Software-defined terminals have the benefit of reducing workload and operational impacts, as they may receive updates in the field.
Avoiding vendor lock and ensuring DoD SATCOM transmission through such means as cyber protection and a wall against adversary access to the SATCOM supply chain are important, but new methods to allow a plethora of commercial LEO providers are also critical, Dean said.
“Cyber security and protection–how do you do that? Typically, with GEO transpondent systems, we’ve done that a certain way on the ground.
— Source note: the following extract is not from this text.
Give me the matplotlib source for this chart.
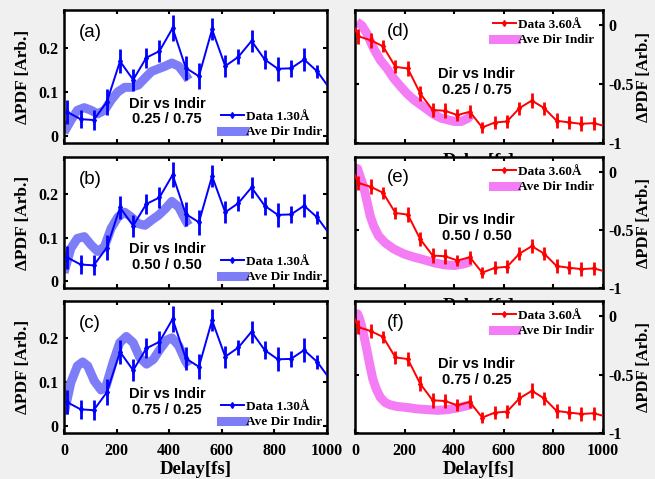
import matplotlib
matplotlib.use("Agg")
import matplotlib.pyplot as plt
from matplotlib.lines import Line2D
import numpy as np

# ---------------- data ----------------
delay = [13, 63, 113, 163, 213, 263, 313, 363, 413, 463, 513, 563, 613,
         663, 713, 763, 813, 863, 913, 963, 1013]
blue_data = [0.054, 0.038, 0.036, 0.077, 0.169, 0.127, 0.177, 0.192, 0.244,
             0.154, 0.135, 0.241, 0.158, 0.179, 0.215, 0.173, 0.152, 0.153,
             0.173, 0.146, 0.105]
blue_err = [0.027, 0.021, 0.023, 0.029, 0.027, 0.025, 0.023, 0.025, 0.029,
            0.027, 0.029, 0.025, 0.025, 0.017, 0.025, 0.021, 0.027, 0.019,
            0.027, 0.015, 0.02]

red_delay = [-37] + delay
red_data = [0.15, -0.093, -0.127, -0.178, -0.353, -0.367, -0.579, -0.72, -0.726,
            -0.763, -0.734, -0.868, -0.826, -0.817, -0.704, -0.639, -0.704,
            -0.811, -0.825, -0.837, -0.831, -0.86]
red_err = [0.05, 0.063, 0.063, 0.05, 0.056, 0.063, 0.063, 0.063, 0.063, 0.05,
           0.056, 0.05, 0.056, 0.056, 0.056, 0.063, 0.056, 0.063, 0.056,
           0.063, 0.056, 0.05]

# averaged direct/indirect model curves (left column: 1.30 A)
ave_a_t = [0, 26, 51, 77, 103, 128, 154, 179, 205, 231, 256, 282, 308, 333,
           359, 385, 410, 436, 462, 474]
ave_a = [0.008, 0.035, 0.058, 0.064, 0.058, 0.050, 0.058, 0.081, 0.100, 0.110,
         0.110, 0.115, 0.131, 0.146, 0.152, 0.158, 0.165, 0.158, 0.138, 0.127]
ave_b_t = [0, 26, 51, 77, 103, 128, 154, 179, 205, 231, 256, 282, 308, 333,
           359, 385, 410, 436, 462, 474]
ave_b = [0.019, 0.075, 0.098, 0.102, 0.083, 0.068, 0.079, 0.121, 0.147, 0.158,
         0.147, 0.132, 0.128, 0.140, 0.151, 0.166, 0.183, 0.170, 0.140, 0.128]
ave_c_t = [0, 26, 51, 71, 90, 115, 141, 160, 186, 212, 237, 263, 288, 314,
           340, 365, 391, 410, 436, 462, 474]
ave_c = [0.027, 0.099, 0.137, 0.146, 0.137, 0.103, 0.082, 0.091, 0.144, 0.190,
         0.204, 0.190, 0.156, 0.141, 0.152, 0.175, 0.196, 0.201, 0.183, 0.148,
         0.137]

# right column: 3.60 A
ave_d_t = [7, 27, 48, 75, 102, 129, 156, 184, 211, 238, 265, 293, 320, 347,
           374, 401, 429, 456, 469]
ave_d = [0.028, 0.0, -0.07, -0.197, -0.296, -0.366, -0.45, -0.52, -0.583,
         -0.634, -0.676, -0.718, -0.76, -0.789, -0.803, -0.817, -0.817,
         -0.789, -0.76]
ave_e_t = [0, 10, 20, 34, 48, 61, 75, 95, 122, 156, 197, 238, 279, 320, 361,
           401, 442, 469]
ave_e = [0.02, 0.03, -0.034, -0.12, -0.25, -0.377, -0.463, -0.55, -0.611,
         -0.663, -0.706, -0.734, -0.757, -0.783, -0.80, -0.806, -0.79, -0.771]
ave_f_t = [0, 10, 18, 31, 45, 58, 72, 86, 102, 122, 143, 170, 211, 252, 293,
           333, 374, 415, 456, 476]
ave_f = [0.0, 0.02, -0.02, -0.12, -0.26, -0.40, -0.54, -0.625, -0.695, -0.74,
         -0.76, -0.773, -0.782, -0.794, -0.80, -0.806, -0.80, -0.784, -0.764,
         -0.75]

panel_labels_left = ["(a)", "(b)", "(c)"]
panel_labels_right = ["(d)", "(e)", "(f)"]
ratios = ["0.25 / 0.75", "0.50 / 0.50", "0.75 / 0.25"]
x_ticks = [0, 200, 400, 600, 800, 1000]

# ---------------- style ----------------
W, H = 655, 479
fig = plt.figure(figsize=(W / 100, H / 100), dpi=100, facecolor="#f0f0f0")

serif = "Liberation Serif"
sans = "Liberation Sans"
BLUE = "#0000ff"
RED = "#ff0000"
BLUE_AVE = "#7d7df7"
PINK_AVE = "#f47cf4"


def px_axes(l, r, t, b):
    return fig.add_axes([l / W, 1 - b / H, (r - l) / W, (b - t) / H])


def style_axes(ax, right=False, bottom_labels=False):
    ax.set_facecolor("white")
    for s in ax.spines.values():
        s.set_linewidth(1.8)
    ax.tick_params(direction="in", length=3, width=1.5, top=True, right=True,
                   left=True, bottom=True)
    ax.tick_params(axis="x", pad=7)
    ax.tick_params(axis="y", pad=4)
    ax.set_xlim(0, 1000)
    ax.set_xticks(x_ticks)
    if bottom_labels:
        ax.set_xticklabels([str(v) for v in x_ticks], fontfamily=serif,
                           fontweight="bold", fontsize=11.5)
    else:
        ax.set_xticklabels([])
    if right:
        ax.yaxis.tick_right()
        ax.tick_params(axis="y", left=True, right=True, labelleft=False,
                       labelright=True)
        ax.yaxis.set_label_position("right")


rows = [(10, 143), (157, 288), (301, 433)]
left_aves = [(ave_a_t, ave_a), (ave_b_t, ave_b), (ave_c_t, ave_c)]
right_aves = [(ave_d_t, ave_d), (ave_e_t, ave_e), (ave_f_t, ave_f)]
leg_font = {"family": serif, "weight": "bold", "size": 9.5}

for i in range(3):
    t, b = rows[i]
    # ---- left column ----
    ax = px_axes(64, 327, t, b)
    style_axes(ax, right=False, bottom_labels=(i == 2))
    at, av = left_aves[i]
    ax.plot(at, av, color=BLUE_AVE, lw=6.5, solid_capstyle="butt", zorder=2)
    ax.errorbar(delay, blue_data, yerr=blue_err, color=BLUE, lw=1.4,
                elinewidth=2.0, capsize=0, marker="d", ms=3, zorder=3)
    ax.set_ylim(-0.016, 0.285)
    ax.set_yticks([0, 0.1, 0.2])
    ax.set_yticklabels(["0", "0.1", "0.2"], fontfamily=serif,
                       fontweight="bold", fontsize=11.5)
    ax.set_ylabel("ΔPDF [Arb.]", fontfamily=serif, fontweight="bold",
                  fontsize=12.5, labelpad=5)
    ax.text(0.055, 0.83, panel_labels_left[i], transform=ax.transAxes,
            fontfamily=sans, fontsize=13.5, va="center", ha="left")
    ax.text(392, 0.055, "Dir vs Indir\n" + ratios[i], fontfamily=sans,
            fontweight="bold", fontsize=10.5, ha="center", va="center",
            linespacing=1.15)
    handles = [Line2D([], [], color=BLUE, lw=1.4, marker="d", ms=3),
               Line2D([], [], color=BLUE_AVE, lw=6.5)]
    ax.legend(handles, ["Data 1.30Å", "Ave Dir Indir"], loc="lower right",
              frameon=False, prop=leg_font,
              handlelength=1.7, handletextpad=0.2, labelspacing=0.25,
              borderaxespad=0.15, borderpad=0.2)
    if i == 2:
        ax.set_xlabel("Delay[fs]", fontfamily=serif, fontweight="bold",
                      fontsize=13.5, labelpad=2)

    # ---- right column ----
    ax = px_axes(355, 603, t, b)
    style_axes(ax, right=True, bottom_labels=(i == 2))
    at, av = right_aves[i]
    ax.plot(at, av, color=PINK_AVE, lw=6.5, solid_capstyle="butt", zorder=2)
    ax.errorbar(red_delay, red_data, yerr=red_err, color=RED, lw=1.4,
                elinewidth=2.0, capsize=0, marker="d", ms=3, zorder=3)
    ax.set_ylim(-1, 0.13)
    ax.set_yticks([-1, -0.5, 0])
    ax.set_yticklabels(["-1", "-0.5", "0"], fontfamily=serif,
                       fontweight="bold", fontsize=11.5)
    ax.set_ylabel("ΔPDF [Arb.]", fontfamily=serif, fontweight="bold",
                  fontsize=12, labelpad=1.5)
    ax.text(0.13, 0.84, panel_labels_right[i], transform=ax.transAxes,
            fontfamily=sans, fontsize=13.5, va="center", ha="left")
    ax.text(490, -0.48, "Dir vs Indir\n" + ratios[i], fontfamily=sans,
            fontweight="bold", fontsize=10.5, ha="center", va="center",
            linespacing=1.15)
    handles = [Line2D([], [], color=RED, lw=1.4, marker="d", ms=3),
               Line2D([], [], color=PINK_AVE, lw=6.5)]
    ax.legend(handles, ["Data 3.60Å", "Ave Dir Indir"], loc="upper right",
              frameon=False, prop=leg_font,
              handlelength=1.7, handletextpad=0.2, labelspacing=0.25,
              borderaxespad=0.45, borderpad=0.2)
    ax.set_xlabel("Delay[fs]", fontfamily=serif, fontweight="bold",
                  fontsize=13.5, labelpad=2 if i == 2 else 0)

fig.savefig("out.png", dpi=100, facecolor=fig.get_facecolor())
We call it transmission security,” he said. “But those mitigation controls were intended for a time when our satellite communication was designed a certain way. These new LEO providers, their spacecraft, their wave forms, might not allow us to do mitigations that we’ve traditionally done in the past. What I’m trying to do is work with everybody to say we don’t want to screen out a lot of systems and say that we can’t consider using you for military communications because you don’t use this particular type of protection.”
“What I want to think of instead is maybe with some of these systems, because they’re doing handoffs so rapidly or because their beams are so tiny, maybe some of these vulnerabilities that we would have to mitigate against are no longer at issue,” Dean said. “The great thing about the explosion of these [LEO] services we’ve seen, even in Ukraine with Starlink, we’ve seen their services denied, and we’ve seen them work right around it in rapid fashion. We’re gonna have the ability to more rapidly respond to a condition and implement a new control than in the typical time frame we’ve had before because that’s just their business model, by necessity now. We’ve seen in real time in a combat theater one of these PLEO service providers respond to a threat, and it was pretty amazing how fast they did it.”